Sente que o ensino politécnico não é ainda devidamente valorizado?
Não. Acho que passados estes anos de afirmação não é uma questão essencial. O que nós queremos é que haja mais estudantes no Ensino Superior (ES) no seu todo, olhando às vias profissionais, onde há uma margem muito elevada de captação de estudantes.
Como explica a quebra de procura por estes estudantes no concurso especial aberto há dois anos? O que falta fazer?
Falta uma maior divulgação. É um caminho que tem que se fazer. Neste ano há um conjunto de ações a serem desencadeadas para a divulgação. Mas não podemos esquecer que muitos destes alunos estão a escolher os CTeSP [cursos de curta duração]. Temos mais de 18 mil alunos em CTeSP, que são potenciais candidatos ao concurso das vias profissionalizantes.
O Governo abriu a porta a mudanças no acesso ao Ensino Superior. Qual a posição do CCISP?
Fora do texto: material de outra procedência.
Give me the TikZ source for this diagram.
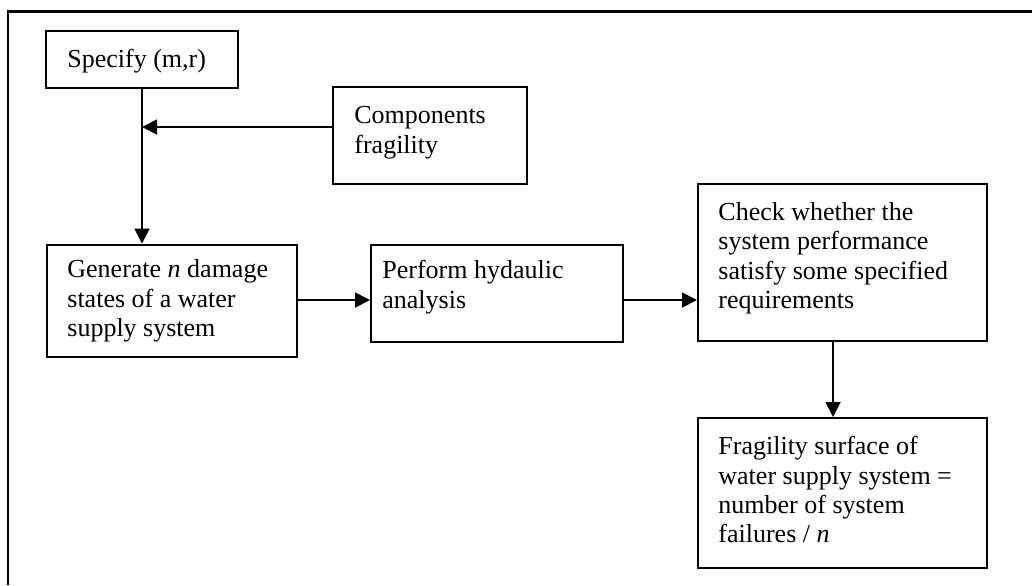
\documentclass[tikz,border=0pt]{standalone}
\usepackage{fontspec}
\setmainfont{Liberation Serif}
\usetikzlibrary{arrows.meta}
\begin{document}
\begin{tikzpicture}[x=0.5pt,y=-0.5pt,
  box/.style={draw, line width=1pt, rectangle, inner sep=0pt},
  txt/.style={inner sep=0pt, align=left, anchor=north west,
    font=\fontsize{13}{14.7}\selectfont},
  conn/.style={line width=0.9pt, -{Triangle[length=7.5pt,width=7.5pt]}},
  frame/.style={line width=1.2pt}]
\useasboundingbox (0,0) rectangle (1032,585);
\draw[frame] (8,585) -- (8,11.5) -- (1032,11.5);

\node[box, minimum width=96pt, minimum height=28.5pt] (spec) at (142,59.5) {};
\node[box, minimum width=97pt, minimum height=48.5pt] (comp) at (430,135.5) {};
\node[box, minimum width=125pt, minimum height=56pt] (gen) at (172,300.5) {};
\node[box, minimum width=126pt, minimum height=48.5pt] (perf) at (497,293.5) {};
\node[box, minimum width=144.5pt, minimum height=78.5pt] (chk) at (842.5,262.5) {};
\node[box, minimum width=144.5pt, minimum height=75pt] (frag) at (842.5,493) {};

\node[txt] (spec-t) at ([xshift=11pt,yshift=-9.5pt]spec.north west) {Specify (m,r)};
\node[txt] (comp-t) at ([xshift=11pt,yshift=-10pt]comp.north west) {Components\\fragility};
\node[txt] (gen-t) at ([xshift=10.5pt,yshift=-8pt]gen.north west) {Generate \textit{n} damage\\states of a water\\supply system};
\node[txt] (perf-t) at ([xshift=6pt,yshift=-8pt]perf.north west) {Perform hydaulic\\analysis};
\node[txt] (chk-t) at ([xshift=10.5pt,yshift=-9.5pt]chk.north west) {Check whether the\\system performance\\satisfy some specified\\requirements};
\node[txt] (frag-t) at ([xshift=10.5pt,yshift=-9.5pt]frag.north west) {Fragility surface of\\water supply system =\\number of system\\failures / \textit{n}};

\coordinate (cy) at (0,127);
\coordinate (ay) at (0,300);
\coordinate (cx) at (833,0);
\coordinate (join) at (spec.south |- cy);

\draw[line width=0.9pt] (spec.south) -- (join);
\draw[conn] (join) -- (spec.south |- gen.north);
\draw[conn] (comp.west |- cy) -- (join);
\draw[conn] (gen.east |- ay) -- (perf.west |- ay);
\draw[conn] (perf.east |- ay) -- (chk.west |- ay);
\draw[conn] (chk.south -| cx) -- (frag.north -| cx);
\end{tikzpicture}
\end{document}
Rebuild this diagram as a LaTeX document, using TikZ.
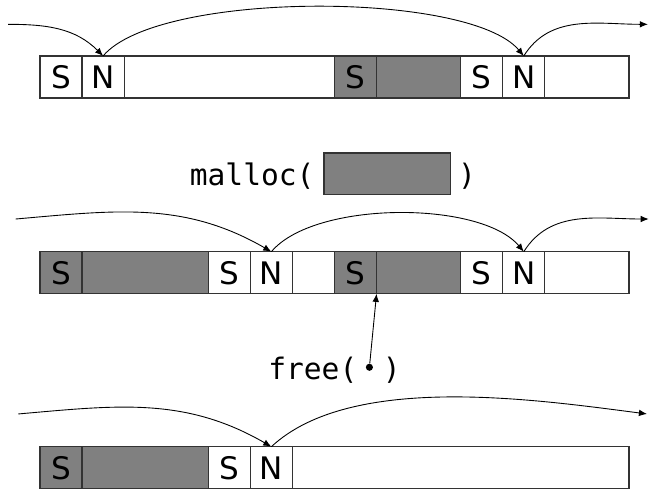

O CCISP ainda não tomou posição formal, até porque não há nenhum modelo apresentado, estando disponível para colaborar em todas as alterações que venham a ser equacionadas. Todos nós queremos mais estudantes no ES e mais estudantes repartidos pelo país. Temos a questão destes dois anos pandémicos, numa situação excecional, também em termos de exames de acesso. A primeira questão vai ser discutir se este modelo é para manter ou não.
E deve ser mantido?
Na minha opinião pessoal, como está, este modelo está perfeito. Há uma pressão tão grande no acesso. Havendo esta exceção neste período pandémico vai ser difícil recuar. Porque a minha dúvida é: qual foi a consequência negativa deste modelo?
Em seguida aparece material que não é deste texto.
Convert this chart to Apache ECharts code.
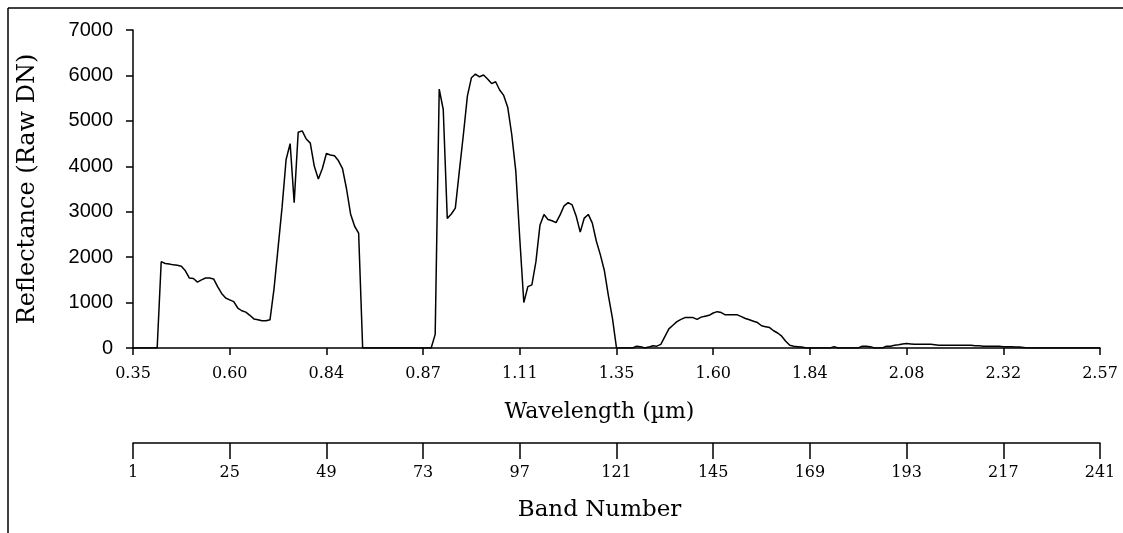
<!DOCTYPE html>
<html>
<head>
<meta charset="utf-8">
<script src="https://cdn.jsdelivr.net/npm/echarts@6/dist/echarts.min.js"></script>
<style>
html,body{margin:0;padding:0;background:#fff;}
#chart{width:1123px;height:533px;}
</style>
</head>
<body>
<div id="chart"></div>
<script>
// Band numbers 1..241 (category axis)
const bands = Array.from({length: 241}, (_, i) => String(i + 1));

// Wavelength labels shown at every 24th band (bands 1, 25, 49, ... 241)
const wavelengthLabels = ['0.35','0.60','0.84','0.87','1.11','1.35','1.60','1.84','2.08','2.32','2.57'];

// Reflectance (Raw DN) per band
const reflectance = [
  0,0,0,0,0,0,0,1900,1860,1850,
  1830,1820,1800,1700,1540,1530,1450,1500,1540,1540,
  1520,1350,1200,1100,1060,1020,880,820,790,720,
  640,620,600,600,620,1300,2200,3100,4150,4500,
  3200,4750,4780,4600,4510,4000,3720,3950,4280,4250,
  4230,4120,3950,3500,2950,2680,2530,0,0,0,
  0,0,0,0,0,0,0,0,0,0,
  0,0,0,0,0,300,5700,5250,2850,2950,
  3080,3900,4700,5550,5950,6030,5970,6010,5920,5820,
  5860,5680,5560,5300,4700,3900,2400,1000,1350,1390,
  1900,2700,2940,2830,2800,2760,2930,3130,3200,3150,
  2900,2550,2860,2940,2750,2350,2050,1700,1150,650,
  0,0,0,0,0,40,30,0,20,50,
  40,80,250,420,500,580,630,670,670,670,
  630,680,700,720,770,800,780,730,730,730,
  730,690,650,620,590,560,490,470,450,380,
  330,260,150,60,40,30,20,0,0,0,
  0,0,0,0,30,0,0,0,0,0,
  0,40,40,30,0,0,0,40,40,60,
  70,90,100,90,80,80,80,80,80,70,
  60,60,60,60,60,60,60,60,60,50,
  50,40,40,40,40,40,30,30,30,20,
  20,10,0,0,0,0,0,0,0,0,
  0,0,0,0,0,0,0,0,0,0,
  0
];

const serif = 'DejaVu Serif';
const chart = echarts.init(document.getElementById('chart'), null, {renderer: 'canvas'});
chart.setOption({
  animation: false,
  backgroundColor: '#fff',
  grid: {left: 133, right: 23, top: 30, bottom: 185, containLabel: false},
  xAxis: [
    {
      type: 'category',
      data: bands,
      boundaryGap: false,
      position: 'bottom',
      axisLine: {show: true, onZero: false, lineStyle: {color: '#000', width: 1.5}},
      axisTick: {show: true, interval: 23, length: 7, inside: false, lineStyle: {color: '#000', width: 1.5}},
      axisLabel: {
        interval: 23, margin: 18, color: '#000', fontFamily: serif, fontSize: 16,
        formatter: (v, i) => wavelengthLabels[Math.round(i / 24)]
      },
      splitLine: {show: false},
      name: 'Wavelength (µm)',
      nameLocation: 'middle',
      nameGap: 53,
      nameTextStyle: {color: '#000', fontFamily: serif, fontSize: 22, padding: [0, 34, 0, 0]}
    },
    {
      type: 'category',
      data: bands,
      boundaryGap: false,
      position: 'bottom',
      offset: 95,
      axisLine: {show: true, onZero: false, lineStyle: {color: '#000', width: 1.5}},
      axisTick: {show: true, interval: 23, length: 16, inside: false, lineStyle: {color: '#000', width: 1.5}},
      axisLabel: {interval: 23, margin: 22, color: '#000', fontFamily: serif, fontSize: 16},
      splitLine: {show: false},
      name: 'Band Number',
      nameLocation: 'middle',
      nameGap: 56,
      nameTextStyle: {color: '#000', fontFamily: serif, fontSize: 23, padding: [0, 34, 0, 0]}
    }
  ],
  yAxis: {
    type: 'value',
    min: 0, max: 7000, interval: 1000,
    axisLine: {show: true, lineStyle: {color: '#000', width: 1.5}},
    axisTick: {show: true, length: 7, inside: false, lineStyle: {color: '#000', width: 1.5}},
    axisLabel: {color: '#000', fontFamily: 'Liberation Sans', fontSize: 20, margin: 20,
      formatter: v => String(v)},
    splitLine: {show: false},
    name: 'Reflectance (Raw DN)',
    nameLocation: 'middle',
    nameGap: 93,
    nameRotate: 90,
    nameTextStyle: {color: '#000', fontFamily: serif, fontSize: 24}
  },
  series: [{
    type: 'line',
    xAxisIndex: 0,
    data: reflectance,
    showSymbol: false,
    symbol: 'none',
    lineStyle: {color: '#000', width: 1.5},
    z: 3
  }],
  graphic: [
    {type: 'line', shape: {x1: 8, y1: 8, x2: 1123, y2: 8}, style: {stroke: '#000', lineWidth: 1.5}},
    {type: 'line', shape: {x1: 8, y1: 8, x2: 8, y2: 533}, style: {stroke: '#000', lineWidth: 1.5}}
  ]
});
</script>
</body>
</html>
Falou de estudantes repartidos pelo país. Como vê a questão das vagas nos cursos de excelência, concentrados em Lisboa e no Porto. Faz sentido manter-se?
Não. Não podemos desertificar o interior. Esse será o primeiro embate com esta mudança governativa. O anterior ministro tinha ideias relativamente a isto.
Como se equilibra a balança?
Temos que ter limitação de vagas para, em função dos resultados, as pessoas espalharem-se pelo país. Senão vamos desertificar ainda mais as instituições do interior.
Defende mudanças no Regime Jurídico das IES. Por uma maior autonomia?
É um dos pontos fulcrais. Tem a ver com a autonomia que as IES têm. Mas também o próprio Orçamento do Estado. Um exemplo: quando falamos da massa salarial, do limite ao aumento de 3%, neste Orçamento continua a mesma regra. Isto é limitar a nossa autonomia, porque se conseguimos arrecadar receitas, temos é que gerir os orçamentos que temos.
E quanto à lei do financiamento do Ensino Superior?
Temos uma fórmula de financiamento que já não é aplicada desde 2009. E, neste momento, temos que concordar que a fórmula também já está desatualizada. Tem que ser revista. A fórmula atual distingue os politécnicos das universidades em muitas áreas que já não faz agora sentido.